___ SOURCE DATA

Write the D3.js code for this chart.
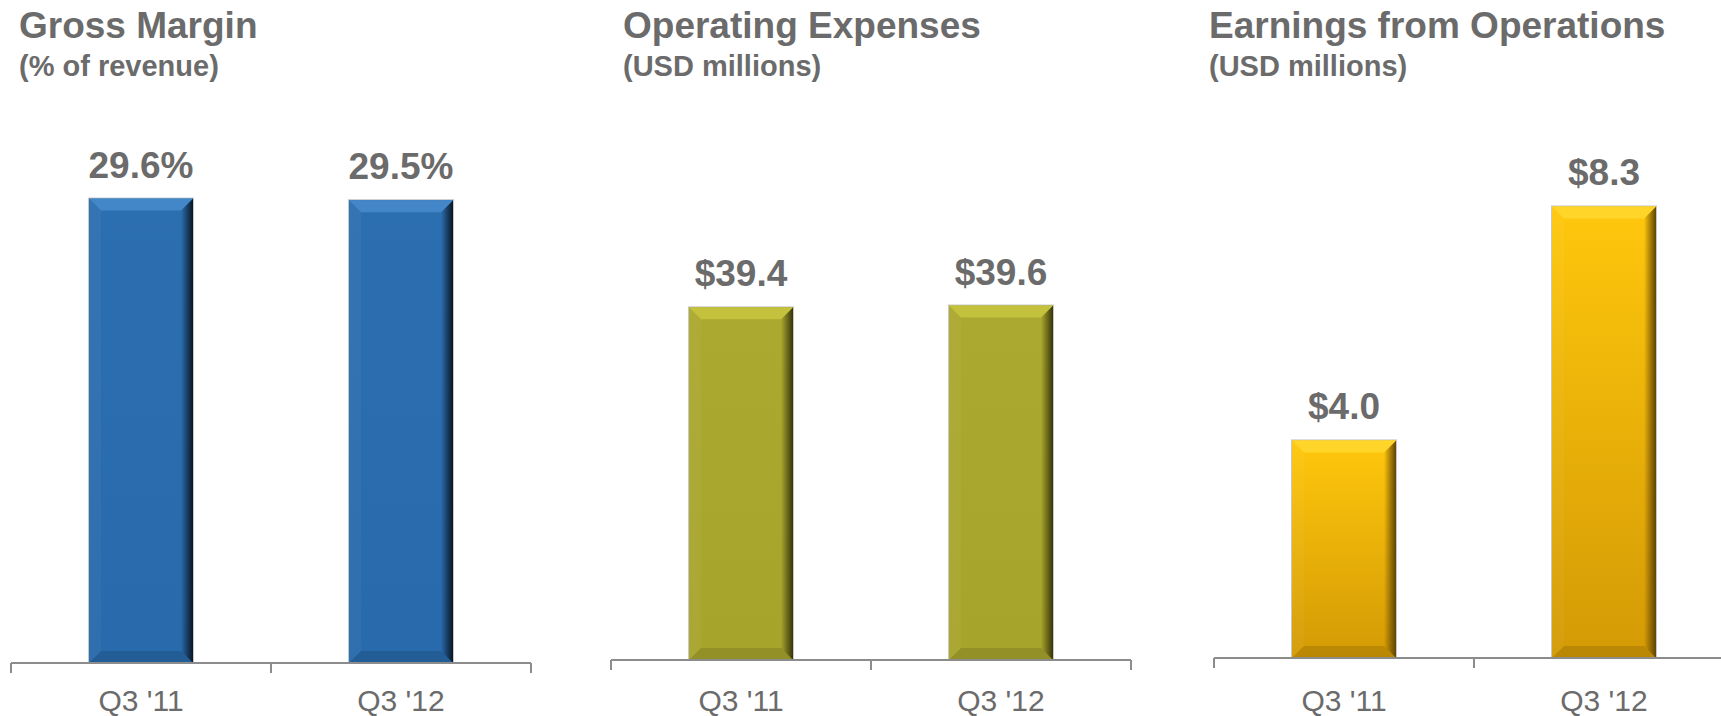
<!DOCTYPE html>
<html>
<head>
<meta charset="utf-8">
<script src="https://cdn.jsdelivr.net/npm/d3@7/dist/d3.min.js"></script>
<style>
  html, body { margin: 0; padding: 0; background: #fff; }
  svg text { font-family: "Liberation Sans", Arial, sans-serif; fill: #6b6b6b; }
</style>
</head>
<body>
<svg id="chart" width="1721" height="716"></svg>
<script>
// data
var categories = ["Q3 '11", "Q3 '12"];
var grossMargin = [29.6, 29.5];
var opExpenses = [39.4, 39.6];
var earnings = [4.0, 8.3];
var titles = ['Gross Margin', 'Operating Expenses', 'Earnings from Operations'];
var subtitles = ['(% of revenue)', '(USD millions)', '(USD millions)'];

var fmt1 = d3.format('.1f');
var pct = function(v) { return fmt1(v) + '%'; };
var usd = function(v) { return '$' + fmt1(v); };

// one entry per panel: where it sits and how it looks
var panels = [
  { values: grossMargin, title: titles[0], sub: subtitles[0], label: pct,
    x0: 11, titleX: 19, axisY: 663, yMax: 30, yTop: 192.3, clipRight: false,
    main: ['#2c6fb0', '#286aab'], top: '#4387c9', dark: '#0b1522', id: 'blue' },
  { values: opExpenses, title: titles[1], sub: subtitles[1], label: usd,
    x0: 611, titleX: 623, axisY: 660, yMax: 45, yTop: 257.2, clipRight: false,
    main: ['#aba92f', '#a7a42c'], top: '#c4c13c', dark: '#36340a', id: 'olive' },
  { values: earnings, title: titles[2], sub: subtitles[2], label: usd,
    x0: 1214, titleX: 1209, axisY: 658, yMax: 9, yTop: 168.4, clipRight: true,
    main: ['#ffc70c', '#d39a05'], top: '#ffd52a', dark: '#5e4304', id: 'gold' }
];

var svg = d3.select('#chart');
var defs = svg.append('defs');

panels.forEach(function(p) {
  var g1 = defs.append('linearGradient').attr('id', 'main-' + p.id)
    .attr('x1', 0).attr('y1', 0).attr('x2', 0).attr('y2', 1);
  g1.append('stop').attr('offset', '0%').attr('stop-color', p.main[0]);
  g1.append('stop').attr('offset', '100%').attr('stop-color', p.main[1]);

  var g2 = defs.append('linearGradient').attr('id', 'right-' + p.id)
    .attr('x1', 0).attr('y1', 0).attr('x2', 1).attr('y2', 0);
  g2.append('stop').attr('offset', '0%').attr('stop-color', p.dark).attr('stop-opacity', 0);
  g2.append('stop').attr('offset', '100%').attr('stop-color', p.dark).attr('stop-opacity', 1);
});

var drawPanel = function(p) {
  var g = svg.append('g').attr('class', 'panel');

  var x = d3.scaleBand()
    .domain(categories)
    .range([p.x0, p.x0 + 520])
    .paddingInner(0.6)
    .paddingOuter(0.3);
  var y = d3.scaleLinear().domain([0, p.yMax]).range([p.axisY, p.yTop]);

  // titles
  g.append('text')
    .attr('x', p.titleX).attr('y', 38)
    .style('font-size', '37px').style('font-weight', 'bold')
    .text(p.title);
  g.append('text')
    .attr('x', p.titleX).attr('y', 76)
    .style('font-size', '29px').style('font-weight', 'bold')
    .text(p.sub);

  var rows = categories.map(function(c, i) { return { cat: c, v: p.values[i] }; });

  var bars = g.selectAll('.bar')
    .data(rows)
    .enter().append('g')
    .attr('class', 'bar');

  bars.each(function(d) {
    var s = d3.select(this);
    var bx = x(d.cat), bw = x.bandwidth();
    var by = y(d.v), bh = y(0) - y(d.v);
    var b = 12;
    // soft shadow round the bar
    s.append('rect')
      .attr('x', bx - 1).attr('y', by - 1).attr('width', bw + 2).attr('height', bh + 2)
      .attr('fill', '#9a9a9a').attr('opacity', 0.55);
    s.append('rect')
      .attr('x', bx).attr('y', by).attr('width', bw).attr('height', bh)
      .attr('fill', 'url(#main-' + p.id + ')');
    // bevel faces
    s.append('polygon')
      .attr('points', [[bx, by], [bx + b, by + b], [bx + b, by + bh - b], [bx, by + bh]].join(' '))
      .attr('fill', '#ffffff').attr('opacity', 0.04);
    s.append('polygon')
      .attr('points', [[bx + bw, by], [bx + bw, by + bh], [bx + bw - b, by + bh - b], [bx + bw - b, by + b]].join(' '))
      .attr('fill', 'url(#right-' + p.id + ')');
    s.append('polygon')
      .attr('points', [[bx, by + bh], [bx + bw, by + bh], [bx + bw - b, by + bh - b], [bx + b, by + bh - b]].join(' '))
      .attr('fill', '#000000').attr('opacity', 0.12);
    s.append('polygon')
      .attr('points', [[bx, by], [bx + bw, by], [bx + bw - b, by + b], [bx + b, by + b]].join(' '))
      .attr('fill', p.top);
  });

  // value labels
  g.selectAll('.val')
    .data(rows)
    .enter().append('text')
    .attr('class', 'val')
    .attr('x', function(d) { return x(d.cat) + x.bandwidth() / 2; })
    .attr('y', function(d) { return y(d.v) - 21; })
    .attr('text-anchor', 'middle')
    .style('font-size', '37px').style('font-weight', 'bold')
    .text(function(d) { return p.label(d.v); });

  // category axis: line with ticks at band boundaries
  var ax = g.append('g').attr('class', 'axis');
  var xEnd = p.clipRight ? 1721 : p.x0 + 520;
  ax.append('line')
    .attr('x1', p.x0).attr('x2', xEnd)
    .attr('y1', p.axisY).attr('y2', p.axisY)
    .attr('stroke', '#8c8c8c').attr('stroke-width', 2);
  var bounds = d3.range(categories.length + 1).map(function(i) { return p.x0 + i * x.step(); });
  ax.selectAll('.tk')
    .data(bounds.filter(function(b) { return b < 1721; }))
    .enter().append('line')
    .attr('class', 'tk')
    .attr('x1', function(d) { return d; }).attr('x2', function(d) { return d; })
    .attr('y1', p.axisY).attr('y2', p.axisY + 10)
    .attr('stroke', '#8c8c8c').attr('stroke-width', 2);
  ax.selectAll('.cat')
    .data(categories)
    .enter().append('text')
    .attr('class', 'cat')
    .attr('x', function(d) { return x(d) + x.bandwidth() / 2; })
    .attr('y', 711)
    .attr('text-anchor', 'middle')
    .style('font-size', '30px')
    .text(function(d) { return d; });
};

panels.forEach(drawPanel);
</script>
</body>
</html>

______

WHAT YOU WILL DO:
Restate the whole of the material word for word without the pictures.

WRITTEN SOLUTION:
Write the D3.js code for this chart.
<!DOCTYPE html>
<html>
<head>
<meta charset="utf-8">
<script src="https://cdn.jsdelivr.net/npm/d3@7/dist/d3.min.js"></script>
<style>
  html, body { margin: 0; padding: 0; background: #fff; }
  svg text { font-family: "Liberation Sans", Arial, sans-serif; fill: #6b6b6b; }
</style>
</head>
<body>
<svg id="chart" width="1721" height="716"></svg>
<script>
// data
var categories = ["Q3 '11", "Q3 '12"];
var grossMargin = [29.6, 29.5];
var opExpenses = [39.4, 39.6];
var earnings = [4.0, 8.3];
var titles = ['Gross Margin', 'Operating Expenses', 'Earnings from Operations'];
var subtitles = ['(% of revenue)', '(USD millions)', '(USD millions)'];

var fmt1 = d3.format('.1f');
var pct = function(v) { return fmt1(v) + '%'; };
var usd = function(v) { return '$' + fmt1(v); };

// one entry per panel: where it sits and how it looks
var panels = [
  { values: grossMargin, title: titles[0], sub: subtitles[0], label: pct,
    x0: 11, titleX: 19, axisY: 663, yMax: 30, yTop: 192.3, clipRight: false,
    main: ['#2c6fb0', '#286aab'], top: '#4387c9', dark: '#0b1522', id: 'blue' },
  { values: opExpenses, title: titles[1], sub: subtitles[1], label: usd,
    x0: 611, titleX: 623, axisY: 660, yMax: 45, yTop: 257.2, clipRight: false,
    main: ['#aba92f', '#a7a42c'], top: '#c4c13c', dark: '#36340a', id: 'olive' },
  { values: earnings, title: titles[2], sub: subtitles[2], label: usd,
    x0: 1214, titleX: 1209, axisY: 658, yMax: 9, yTop: 168.4, clipRight: true,
    main: ['#ffc70c', '#d39a05'], top: '#ffd52a', dark: '#5e4304', id: 'gold' }
];

var svg = d3.select('#chart');
var defs = svg.append('defs');

panels.forEach(function(p) {
  var g1 = defs.append('linearGradient').attr('id', 'main-' + p.id)
    .attr('x1', 0).attr('y1', 0).attr('x2', 0).attr('y2', 1);
  g1.append('stop').attr('offset', '0%').attr('stop-color', p.main[0]);
  g1.append('stop').attr('offset', '100%').attr('stop-color', p.main[1]);

  var g2 = defs.append('linearGradient').attr('id', 'right-' + p.id)
    .attr('x1', 0).attr('y1', 0).attr('x2', 1).attr('y2', 0);
  g2.append('stop').attr('offset', '0%').attr('stop-color', p.dark).attr('stop-opacity', 0);
  g2.append('stop').attr('offset', '100%').attr('stop-color', p.dark).attr('stop-opacity', 1);
});

var drawPanel = function(p) {
  var g = svg.append('g').attr('class', 'panel');

  var x = d3.scaleBand()
    .domain(categories)
    .range([p.x0, p.x0 + 520])
    .paddingInner(0.6)
    .paddingOuter(0.3);
  var y = d3.scaleLinear().domain([0, p.yMax]).range([p.axisY, p.yTop]);

  // titles
  g.append('text')
    .attr('x', p.titleX).attr('y', 38)
    .style('font-size', '37px').style('font-weight', 'bold')
    .text(p.title);
  g.append('text')
    .attr('x', p.titleX).attr('y', 76)
    .style('font-size', '29px').style('font-weight', 'bold')
    .text(p.sub);

  var rows = categories.map(function(c, i) { return { cat: c, v: p.values[i] }; });

  var bars = g.selectAll('.bar')
    .data(rows)
    .enter().append('g')
    .attr('class', 'bar');

  bars.each(function(d) {
    var s = d3.select(this);
    var bx = x(d.cat), bw = x.bandwidth();
    var by = y(d.v), bh = y(0) - y(d.v);
    var b = 12;
    // soft shadow round the bar
    s.append('rect')
      .attr('x', bx - 1).attr('y', by - 1).attr('width', bw + 2).attr('height', bh + 2)
      .attr('fill', '#9a9a9a').attr('opacity', 0.55);
    s.append('rect')
      .attr('x', bx).attr('y', by).attr('width', bw).attr('height', bh)
      .attr('fill', 'url(#main-' + p.id + ')');
    // bevel faces
    s.append('polygon')
      .attr('points', [[bx, by], [bx + b, by + b], [bx + b, by + bh - b], [bx, by + bh]].join(' '))
      .attr('fill', '#ffffff').attr('opacity', 0.04);
    s.append('polygon')
      .attr('points', [[bx + bw, by], [bx + bw, by + bh], [bx + bw - b, by + bh - b], [bx + bw - b, by + b]].join(' '))
      .attr('fill', 'url(#right-' + p.id + ')');
    s.append('polygon')
      .attr('points', [[bx, by + bh], [bx + bw, by + bh], [bx + bw - b, by + bh - b], [bx + b, by + bh - b]].join(' '))
      .attr('fill', '#000000').attr('opacity', 0.12);
    s.append('polygon')
      .attr('points', [[bx, by], [bx + bw, by], [bx + bw - b, by + b], [bx + b, by + b]].join(' '))
      .attr('fill', p.top);
  });

  // value labels
  g.selectAll('.val')
    .data(rows)
    .enter().append('text')
    .attr('class', 'val')
    .attr('x', function(d) { return x(d.cat) + x.bandwidth() / 2; })
    .attr('y', function(d) { return y(d.v) - 21; })
    .attr('text-anchor', 'middle')
    .style('font-size', '37px').style('font-weight', 'bold')
    .text(function(d) { return p.label(d.v); });

  // category axis: line with ticks at band boundaries
  var ax = g.append('g').attr('class', 'axis');
  var xEnd = p.clipRight ? 1721 : p.x0 + 520;
  ax.append('line')
    .attr('x1', p.x0).attr('x2', xEnd)
    .attr('y1', p.axisY).attr('y2', p.axisY)
    .attr('stroke', '#8c8c8c').attr('stroke-width', 2);
  var bounds = d3.range(categories.length + 1).map(function(i) { return p.x0 + i * x.step(); });
  ax.selectAll('.tk')
    .data(bounds.filter(function(b) { return b < 1721; }))
    .enter().append('line')
    .attr('class', 'tk')
    .attr('x1', function(d) { return d; }).attr('x2', function(d) { return d; })
    .attr('y1', p.axisY).attr('y2', p.axisY + 10)
    .attr('stroke', '#8c8c8c').attr('stroke-width', 2);
  ax.selectAll('.cat')
    .data(categories)
    .enter().append('text')
    .attr('class', 'cat')
    .attr('x', function(d) { return x(d) + x.bandwidth() / 2; })
    .attr('y', 711)
    .attr('text-anchor', 'middle')
    .style('font-size', '30px')
    .text(function(d) { return d; });
};

panels.forEach(drawPanel);
</script>
</body>
</html>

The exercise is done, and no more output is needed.